I’ve written a couple of times about the increasing capacity for machines to understand and appreciate images. For instance, the Visual Genome was developed by professors at the Stanford Artificial Intelligence Lab and aims to tackle some of the toughest questions in computer vision, with the eventual goal of developing machines that can understand what it sees.
Likewise, engineers at Google have been working on a project, called PlaNet, which trained a neural network to give a good guess as to where in the world an image was taken.
Modelling visual information
British startup Magic Pony Technology are aiming to take things a step further by building a machine learning based algorithm to enable computers to model visual information.
The team have developed a mechanism whereby high quality images can be rendered from low quality versions of the same image. The approach is incredibly clever, and sees a lower generation version of an image fed to the machine alongside the normal version. It then compares the difference between the two, and can then perform the trick in reverse.
The founders believe that the method could be particularly valuable in the streaming industry, where video compression remains crucial to its success. They suggest that the deep learning approach they’ve mastered can prove to be invaluable in reducing the need for such compression rates.

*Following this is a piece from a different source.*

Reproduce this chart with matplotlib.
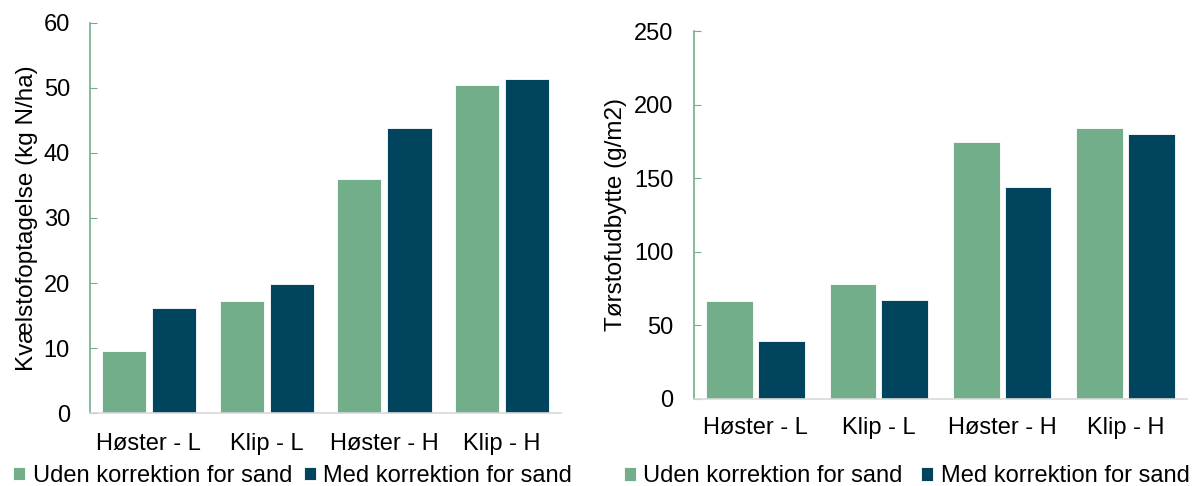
import matplotlib.pyplot as plt
import numpy as np

plt.rcParams['font.family'] = ['Liberation Sans', 'DejaVu Sans']

# Categories and series
categories = ["Høster - L", "Klip - L", "Høster - H", "Klip - H"]
series_names = ["Uden korrektion for sand", "Med korrektion for sand"]

# Nitrogen uptake (kg N/ha)
n_uden = [9.5, 17.2, 36.0, 50.4]
n_med = [16.2, 19.9, 43.8, 51.4]

# Dry matter yield (g/m2)
dm_uden = [66.2, 77.8, 174.7, 183.8]
dm_med = [39.0, 67.0, 143.6, 180.2]

green = "#73AE8A"
dark = "#00445E"

fig = plt.figure(figsize=(11.96, 4.86), dpi=100)
ax1 = fig.add_axes([0.0753, 0.150, 0.3938, 0.803])
ax2 = fig.add_axes([0.5803, 0.180, 0.4122, 0.756])

x = np.arange(len(categories))


def draw(ax, uden, med, ylabel, ymax, step, bw, off, xpad, ypad):
    b1 = ax.bar(x - off, uden, bw, color=green, edgecolor="white", linewidth=0.6)
    b2 = ax.bar(x + off, med, bw, color=dark, edgecolor="white", linewidth=0.6)
    ax.set_xlim(-0.5, 3.5)
    ax.set_ylim(0, ymax)
    ax.set_yticks(np.arange(0, ymax + 1, step))
    ax.set_xticks(x)
    ax.set_xticklabels(categories, fontsize=17)
    ax.tick_params(axis="y", direction="in", length=5, color=green,
                   labelsize=17, pad=ypad)
    ax.tick_params(axis="x", length=0, pad=xpad)
    ax.set_ylabel(ylabel, fontsize=17.5)
    for s in ["top", "right"]:
        ax.spines[s].set_visible(False)
    ax.spines["left"].set_color(green)
    ax.spines["left"].set_linewidth(1.2)
    ax.spines["bottom"].set_color("#d9d9d9")
    ax.spines["bottom"].set_linewidth(1.2)
    return b1, b2


h1 = draw(ax1, n_uden, n_med, "Kvælstofoptagelse (kg N/ha)", 60, 10,
          0.375, 0.2125, 14, 14.5)
h2 = draw(ax2, dm_uden, dm_med, "Tørstofudbytte (g/m2)", 250, 50,
          0.38, 0.21, 13, 15)
ax1.yaxis.labelpad = 4
ax2.yaxis.labelpad = 5

for hs, anchor, gap in [(h1, (0.011, 0.021), 0.5), (h2, (0.5215, 0.02), 0.8)]:
    fig.legend(hs, series_names, loc="center left", bbox_to_anchor=anchor,
               ncol=2, frameon=False, fontsize=17, handlelength=0.5,
               handleheight=0.5, handletextpad=0.32, columnspacing=gap,
               borderpad=0, borderaxespad=0)

fig.savefig("out.png", dpi=100)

Likewise, they believe that the technology could help improve the quality of images captured on smartphones where a combination of low-resolution cameras and low lighting can result in poor quality pictures.
What’s more, unlike the Google method mentioned above, the Magic Pony method doesn’t require humans to label the images manually, but can instead do the job using pattern recognition to teach itself.
The approach is being documented in a paper that will be presented at this year’s Computer Vision conference, and the very act of writing the paper has further helped to refine the approach.
It’s certainly a fascinating approach that should prove well worth keeping an eye on.